L’impossibilité d’être certain du faux, l’impossibilité pour une chose qui n’est pas réelle de faire sur l’âme une impression égale à celle qui est produite par un objet réel, voilà où conduit forcément la thèse dogmatique. Il faut absolument renoncer à cette thèse, ou souscrire à cette conséquence.

Au premier abord cette conséquence peut paraître acceptable. Le sens commun lui-même semble l’admettre : si l’homme qui se trompe dit, au moment où il se trompe : je suis certain ; quand il a reconnu son erreur, il dit : je me croyais certain. Et il n’y a là rien de choquant, si, comme le fait le sens commun, d’accord en cela avec le dogmatisme, on définit la certitude l’adhésion à la vérité. Mais le sens commun n’y regarde pas de très près : des philosophes ont le devoir d’être plus vigilants. Or, ils n’ont pas le droit de faire entrer cet élément, l’adhésion à la vérité, dans la définition de la certitude. On vient de voir en effet que la vérité n’est connue que par l’intermédiaire de la certitude ; on ne sait qu’une chose est vraie que parce que on en est certain ; on va de la certitude à la vérité, non de la vérité à la certitude. En d’autres termes, si on veut éviter un pitoyable cercle vicieux, il faut définir la certitude en elle-même, telle qu’elle apparaît dans le sujet, et ne faire entrer dans cette définition que les données de la conscience ; elle doit être exprimée en termes purement psychologiques, et il faut en exclure tout élément métaphysique. On pourra dire qu’elle est une adhésion, ou un consentement entier, irrésistible, inébranlable, sans aucun mélange de doute. Et ainsi définie en termes purement subjectifs, la certitude doit toujours différer spécifiquement de la croyance.
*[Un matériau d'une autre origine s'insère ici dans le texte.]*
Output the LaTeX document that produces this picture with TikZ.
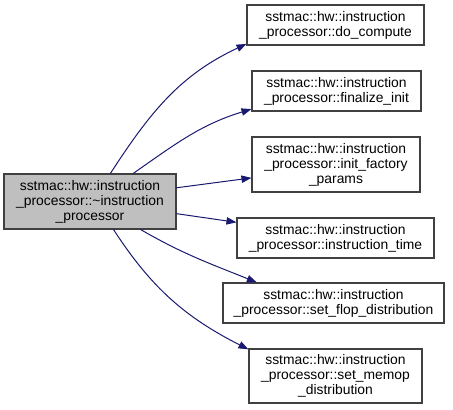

Cela posé, sommes-nous en droit de dire qu’il existe une telle différence spécifique ? Ne nous arrive-t-il pas de donner à l’erreur cette adhésion entière, irrésistible (autant du moins que nous en pouvons juger), inébranlable (au moins tout le temps que dure la croyance) ? Osera-t-on soutenir qu’à chaque instant nous ne soyons pas certains du faux ? Nous avons beau déclarer, une fois notre erreur reconnue,

  1. Spinoza, Eth., p. II, prop. XLIX, Schol. ; Cf. p. II, pr. XLIII.